| Altar Boy Trial Opens in Sex Abuse Case
By Judy Thomas
Kansas City Star
September 29, 2014
http://www.kansascity.com/news/local/article2313390.html
The Kansas City-St. Joseph Diocese was told repeatedly since the 1970s that Monsignor Thomas O’Brien was a danger to children but failed to prevent him from sexually abusing a former altar boy, his lawyer told jurors Monday.
Though no amount of money could make up for what happened to Jon David Couzens, attorney Rebecca Randles said, $10 million in compensatory damages plus punitive damages would be fitting.
But lawyers for the diocese told jurors that no credible evidence existed to prove Couzens’ allegation that the diocese — basically then-Bishop John J. Sullivan — knew of O’Brien’s alleged actions and that Couzens’ claims of repressed memory were invalid.
The lawyers gave their opening statements as the first case alleging sexual abuse of a minor by a priest to go before a jury in the Kansas City area got underway in Jackson County Circuit Court in Independence.
The trial stems from a civil lawsuit filed in 2011 by Couzens, who alleges that O’Brien sexually abused him and three other youths in the early 1980s when they were serving as altar boys at Nativity of the Blessed Virgin Mary Church in Independence. Couzens, now 44, says that the diocese intentionally failed to supervise O’Brien, leading to repeated sexual abuse.
The trial is expected to last 10 days. O’Brien, who has been the subject of dozens of sexual abuse lawsuits, was named as a co-defendant in the case but was dismissed after his death in October 2013. He was 87.
Randles told jurors that Couzens was from a devout Catholic family, “the kind of boy that teachers love in their class...He was a pleaser. He wanted to do what he was told to do.”
She said O’Brien took advantage of that trait and ultimately sexually abused Couzens on more than 20 occasions, including in the rectory and in the confessional.
“During that time he would tell Jon David that he was doing a good thing — this was God’s will,” Randles said.
Randles told jurors that they would hear several witnesses, including the former Nativity principal, tell of how they reported concerns to the diocese about O’Brien sexually abusing boys, but the diocese did nothing.
“The diocese intentionally failed to supervise Monsignor O’Brien,” Randles told jurors. “We believe the evidence will show that Jon David Couzens was shattered as a result of that abuse and is still putting himself back together.”

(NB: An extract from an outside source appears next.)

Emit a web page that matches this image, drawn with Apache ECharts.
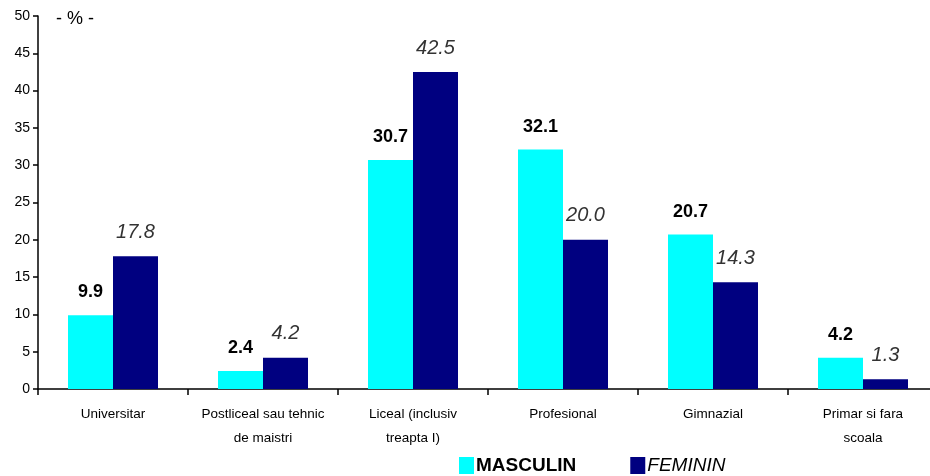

Diocesan attorney David Frye told jurors, however, that they were not there to bring a priest to justice. This case, he said, is not about the Vatican, the Catholic church, or whether Couzens was sexually abused.
The trial is like an employment case against the diocese, he said. The key points, he said, were whether Sullivan knew O’Brien would abuse and whether Sullivan chose to let sexual abuse occur by intentionally failing to supervise O’Brien.
Frye said the diocese had only one report of O’Brien sexually abusing a minor. That was in 1983, he said, and Sullivan, who died in 2001, dealt with it immediately.
“When receiving the one and only report about sexual abuse with minors, he acted immediately, he acted appropriately,” he said.
The testimony from many of Couzens’ witnesses, Frye told jurors, “will not be consistent, it will not be corroborated and it will not be credible.”
Jurors heard from three witnesses Monday, including Danny Park, who worked for O’Brien in the rectory at St. Elizabeth Catholic Church in sixth through eighth grade. He told of repeatedly hearing O’Brien make inappropriate and sexually offensive comments to boys and said O’Brien and another priest bragged about taking boys to Lake Viking with them.
He said the summer of his eighth grade year, he and a friend called Bishop Sullivan to report that O’Brien was molesting boys. He said he talked briefly to Sullivan but hung up before giving his name. Later, when he was a junior in high school, Park said he reported O’Brien to the dean of St. John’s Minor Seminary.
“I thought something would actually happen,” he said. But it never did.